● **THE TASK**: Render the following material again verbatim, leaving nothing out.
START
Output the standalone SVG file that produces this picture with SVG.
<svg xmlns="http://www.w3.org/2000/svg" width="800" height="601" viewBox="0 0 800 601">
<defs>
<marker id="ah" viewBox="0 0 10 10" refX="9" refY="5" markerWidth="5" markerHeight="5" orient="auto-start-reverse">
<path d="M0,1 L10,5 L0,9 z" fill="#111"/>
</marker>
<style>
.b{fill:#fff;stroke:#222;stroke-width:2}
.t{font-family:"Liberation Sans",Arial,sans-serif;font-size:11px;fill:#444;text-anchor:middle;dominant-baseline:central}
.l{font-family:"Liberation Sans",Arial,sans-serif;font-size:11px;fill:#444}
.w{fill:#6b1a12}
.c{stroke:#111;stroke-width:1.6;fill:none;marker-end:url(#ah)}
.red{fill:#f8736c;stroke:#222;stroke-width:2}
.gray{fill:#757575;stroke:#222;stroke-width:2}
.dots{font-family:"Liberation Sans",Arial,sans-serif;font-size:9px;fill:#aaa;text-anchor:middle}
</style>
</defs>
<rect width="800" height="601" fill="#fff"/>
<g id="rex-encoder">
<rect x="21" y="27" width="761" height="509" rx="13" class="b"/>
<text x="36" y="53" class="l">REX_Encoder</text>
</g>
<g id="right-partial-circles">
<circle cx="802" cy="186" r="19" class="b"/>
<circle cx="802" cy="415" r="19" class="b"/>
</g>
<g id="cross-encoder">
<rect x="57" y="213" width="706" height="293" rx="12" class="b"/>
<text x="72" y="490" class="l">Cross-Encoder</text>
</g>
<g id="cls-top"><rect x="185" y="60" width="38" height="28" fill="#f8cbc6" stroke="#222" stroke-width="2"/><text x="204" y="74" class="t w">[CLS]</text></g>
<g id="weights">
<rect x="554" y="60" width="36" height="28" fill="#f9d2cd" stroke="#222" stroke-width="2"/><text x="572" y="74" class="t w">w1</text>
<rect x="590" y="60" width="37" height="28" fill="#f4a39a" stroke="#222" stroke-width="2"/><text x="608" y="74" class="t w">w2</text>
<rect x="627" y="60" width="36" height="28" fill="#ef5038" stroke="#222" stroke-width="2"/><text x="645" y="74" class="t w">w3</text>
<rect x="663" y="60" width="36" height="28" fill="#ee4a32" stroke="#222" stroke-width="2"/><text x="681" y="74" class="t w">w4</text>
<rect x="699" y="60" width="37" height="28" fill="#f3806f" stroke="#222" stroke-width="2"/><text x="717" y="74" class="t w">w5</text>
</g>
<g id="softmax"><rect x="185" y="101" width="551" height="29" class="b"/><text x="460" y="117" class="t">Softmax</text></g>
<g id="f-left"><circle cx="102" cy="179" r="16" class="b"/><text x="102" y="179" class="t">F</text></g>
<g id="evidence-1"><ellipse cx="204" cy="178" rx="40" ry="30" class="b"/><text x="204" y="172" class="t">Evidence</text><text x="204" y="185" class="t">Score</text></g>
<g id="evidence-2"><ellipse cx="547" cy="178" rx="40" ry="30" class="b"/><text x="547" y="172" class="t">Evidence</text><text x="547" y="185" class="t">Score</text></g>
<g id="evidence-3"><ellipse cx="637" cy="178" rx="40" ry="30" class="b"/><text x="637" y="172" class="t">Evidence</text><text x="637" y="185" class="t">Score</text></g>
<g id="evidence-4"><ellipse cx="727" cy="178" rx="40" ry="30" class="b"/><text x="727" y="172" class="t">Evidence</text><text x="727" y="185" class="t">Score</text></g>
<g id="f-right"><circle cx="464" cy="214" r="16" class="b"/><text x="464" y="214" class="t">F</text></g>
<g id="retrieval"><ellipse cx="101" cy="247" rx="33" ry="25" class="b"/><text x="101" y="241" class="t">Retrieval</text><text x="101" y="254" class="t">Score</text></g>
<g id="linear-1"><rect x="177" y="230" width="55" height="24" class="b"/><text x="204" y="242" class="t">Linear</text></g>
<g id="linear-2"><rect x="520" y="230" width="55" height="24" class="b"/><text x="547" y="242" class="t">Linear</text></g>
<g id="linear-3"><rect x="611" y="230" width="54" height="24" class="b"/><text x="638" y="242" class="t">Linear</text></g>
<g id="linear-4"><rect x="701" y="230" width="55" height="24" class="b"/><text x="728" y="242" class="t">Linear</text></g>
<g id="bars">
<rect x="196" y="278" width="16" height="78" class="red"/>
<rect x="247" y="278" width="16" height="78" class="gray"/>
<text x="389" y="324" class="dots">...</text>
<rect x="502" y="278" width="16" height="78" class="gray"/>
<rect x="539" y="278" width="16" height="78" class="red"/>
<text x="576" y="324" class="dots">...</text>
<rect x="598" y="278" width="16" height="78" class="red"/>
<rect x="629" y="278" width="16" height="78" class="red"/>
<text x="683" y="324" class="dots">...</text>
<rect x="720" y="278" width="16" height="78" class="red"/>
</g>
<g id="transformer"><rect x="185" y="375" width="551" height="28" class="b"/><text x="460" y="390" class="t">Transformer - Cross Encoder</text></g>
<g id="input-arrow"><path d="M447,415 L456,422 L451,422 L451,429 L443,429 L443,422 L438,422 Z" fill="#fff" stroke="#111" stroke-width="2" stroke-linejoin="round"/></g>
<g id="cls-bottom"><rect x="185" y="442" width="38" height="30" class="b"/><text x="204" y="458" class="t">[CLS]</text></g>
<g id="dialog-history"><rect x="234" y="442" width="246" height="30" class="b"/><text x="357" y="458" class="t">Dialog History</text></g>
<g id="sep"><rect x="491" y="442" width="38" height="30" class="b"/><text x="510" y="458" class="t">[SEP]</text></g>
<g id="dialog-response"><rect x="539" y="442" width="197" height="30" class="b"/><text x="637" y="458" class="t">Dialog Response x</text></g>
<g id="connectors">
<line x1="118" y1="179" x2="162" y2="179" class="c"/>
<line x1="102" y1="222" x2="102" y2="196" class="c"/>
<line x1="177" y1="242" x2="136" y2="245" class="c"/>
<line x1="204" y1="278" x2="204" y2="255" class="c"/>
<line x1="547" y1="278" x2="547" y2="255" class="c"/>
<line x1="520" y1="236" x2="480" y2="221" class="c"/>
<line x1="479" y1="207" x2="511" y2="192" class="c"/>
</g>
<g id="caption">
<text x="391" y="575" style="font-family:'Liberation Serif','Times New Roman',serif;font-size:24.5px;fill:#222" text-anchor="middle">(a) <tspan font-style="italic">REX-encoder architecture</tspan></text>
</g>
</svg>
END
● **SOLUTION TO THIS PROBLEM**:
Output the standalone SVG file that produces this picture with SVG.
<svg xmlns="http://www.w3.org/2000/svg" width="800" height="601" viewBox="0 0 800 601">
<defs>
<marker id="ah" viewBox="0 0 10 10" refX="9" refY="5" markerWidth="5" markerHeight="5" orient="auto-start-reverse">
<path d="M0,1 L10,5 L0,9 z" fill="#111"/>
</marker>
<style>
.b{fill:#fff;stroke:#222;stroke-width:2}
.t{font-family:"Liberation Sans",Arial,sans-serif;font-size:11px;fill:#444;text-anchor:middle;dominant-baseline:central}
.l{font-family:"Liberation Sans",Arial,sans-serif;font-size:11px;fill:#444}
.w{fill:#6b1a12}
.c{stroke:#111;stroke-width:1.6;fill:none;marker-end:url(#ah)}
.red{fill:#f8736c;stroke:#222;stroke-width:2}
.gray{fill:#757575;stroke:#222;stroke-width:2}
.dots{font-family:"Liberation Sans",Arial,sans-serif;font-size:9px;fill:#aaa;text-anchor:middle}
</style>
</defs>
<rect width="800" height="601" fill="#fff"/>
<g id="rex-encoder">
<rect x="21" y="27" width="761" height="509" rx="13" class="b"/>
<text x="36" y="53" class="l">REX_Encoder</text>
</g>
<g id="right-partial-circles">
<circle cx="802" cy="186" r="19" class="b"/>
<circle cx="802" cy="415" r="19" class="b"/>
</g>
<g id="cross-encoder">
<rect x="57" y="213" width="706" height="293" rx="12" class="b"/>
<text x="72" y="490" class="l">Cross-Encoder</text>
</g>
<g id="cls-top"><rect x="185" y="60" width="38" height="28" fill="#f8cbc6" stroke="#222" stroke-width="2"/><text x="204" y="74" class="t w">[CLS]</text></g>
<g id="weights">
<rect x="554" y="60" width="36" height="28" fill="#f9d2cd" stroke="#222" stroke-width="2"/><text x="572" y="74" class="t w">w1</text>
<rect x="590" y="60" width="37" height="28" fill="#f4a39a" stroke="#222" stroke-width="2"/><text x="608" y="74" class="t w">w2</text>
<rect x="627" y="60" width="36" height="28" fill="#ef5038" stroke="#222" stroke-width="2"/><text x="645" y="74" class="t w">w3</text>
<rect x="663" y="60" width="36" height="28" fill="#ee4a32" stroke="#222" stroke-width="2"/><text x="681" y="74" class="t w">w4</text>
<rect x="699" y="60" width="37" height="28" fill="#f3806f" stroke="#222" stroke-width="2"/><text x="717" y="74" class="t w">w5</text>
</g>
<g id="softmax"><rect x="185" y="101" width="551" height="29" class="b"/><text x="460" y="117" class="t">Softmax</text></g>
<g id="f-left"><circle cx="102" cy="179" r="16" class="b"/><text x="102" y="179" class="t">F</text></g>
<g id="evidence-1"><ellipse cx="204" cy="178" rx="40" ry="30" class="b"/><text x="204" y="172" class="t">Evidence</text><text x="204" y="185" class="t">Score</text></g>
<g id="evidence-2"><ellipse cx="547" cy="178" rx="40" ry="30" class="b"/><text x="547" y="172" class="t">Evidence</text><text x="547" y="185" class="t">Score</text></g>
<g id="evidence-3"><ellipse cx="637" cy="178" rx="40" ry="30" class="b"/><text x="637" y="172" class="t">Evidence</text><text x="637" y="185" class="t">Score</text></g>
<g id="evidence-4"><ellipse cx="727" cy="178" rx="40" ry="30" class="b"/><text x="727" y="172" class="t">Evidence</text><text x="727" y="185" class="t">Score</text></g>
<g id="f-right"><circle cx="464" cy="214" r="16" class="b"/><text x="464" y="214" class="t">F</text></g>
<g id="retrieval"><ellipse cx="101" cy="247" rx="33" ry="25" class="b"/><text x="101" y="241" class="t">Retrieval</text><text x="101" y="254" class="t">Score</text></g>
<g id="linear-1"><rect x="177" y="230" width="55" height="24" class="b"/><text x="204" y="242" class="t">Linear</text></g>
<g id="linear-2"><rect x="520" y="230" width="55" height="24" class="b"/><text x="547" y="242" class="t">Linear</text></g>
<g id="linear-3"><rect x="611" y="230" width="54" height="24" class="b"/><text x="638" y="242" class="t">Linear</text></g>
<g id="linear-4"><rect x="701" y="230" width="55" height="24" class="b"/><text x="728" y="242" class="t">Linear</text></g>
<g id="bars">
<rect x="196" y="278" width="16" height="78" class="red"/>
<rect x="247" y="278" width="16" height="78" class="gray"/>
<text x="389" y="324" class="dots">...</text>
<rect x="502" y="278" width="16" height="78" class="gray"/>
<rect x="539" y="278" width="16" height="78" class="red"/>
<text x="576" y="324" class="dots">...</text>
<rect x="598" y="278" width="16" height="78" class="red"/>
<rect x="629" y="278" width="16" height="78" class="red"/>
<text x="683" y="324" class="dots">...</text>
<rect x="720" y="278" width="16" height="78" class="red"/>
</g>
<g id="transformer"><rect x="185" y="375" width="551" height="28" class="b"/><text x="460" y="390" class="t">Transformer - Cross Encoder</text></g>
<g id="input-arrow"><path d="M447,415 L456,422 L451,422 L451,429 L443,429 L443,422 L438,422 Z" fill="#fff" stroke="#111" stroke-width="2" stroke-linejoin="round"/></g>
<g id="cls-bottom"><rect x="185" y="442" width="38" height="30" class="b"/><text x="204" y="458" class="t">[CLS]</text></g>
<g id="dialog-history"><rect x="234" y="442" width="246" height="30" class="b"/><text x="357" y="458" class="t">Dialog History</text></g>
<g id="sep"><rect x="491" y="442" width="38" height="30" class="b"/><text x="510" y="458" class="t">[SEP]</text></g>
<g id="dialog-response"><rect x="539" y="442" width="197" height="30" class="b"/><text x="637" y="458" class="t">Dialog Response x</text></g>
<g id="connectors">
<line x1="118" y1="179" x2="162" y2="179" class="c"/>
<line x1="102" y1="222" x2="102" y2="196" class="c"/>
<line x1="177" y1="242" x2="136" y2="245" class="c"/>
<line x1="204" y1="278" x2="204" y2="255" class="c"/>
<line x1="547" y1="278" x2="547" y2="255" class="c"/>
<line x1="520" y1="236" x2="480" y2="221" class="c"/>
<line x1="479" y1="207" x2="511" y2="192" class="c"/>
</g>
<g id="caption">
<text x="391" y="575" style="font-family:'Liberation Serif','Times New Roman',serif;font-size:24.5px;fill:#222" text-anchor="middle">(a) <tspan font-style="italic">REX-encoder architecture</tspan></text>
</g>
</svg>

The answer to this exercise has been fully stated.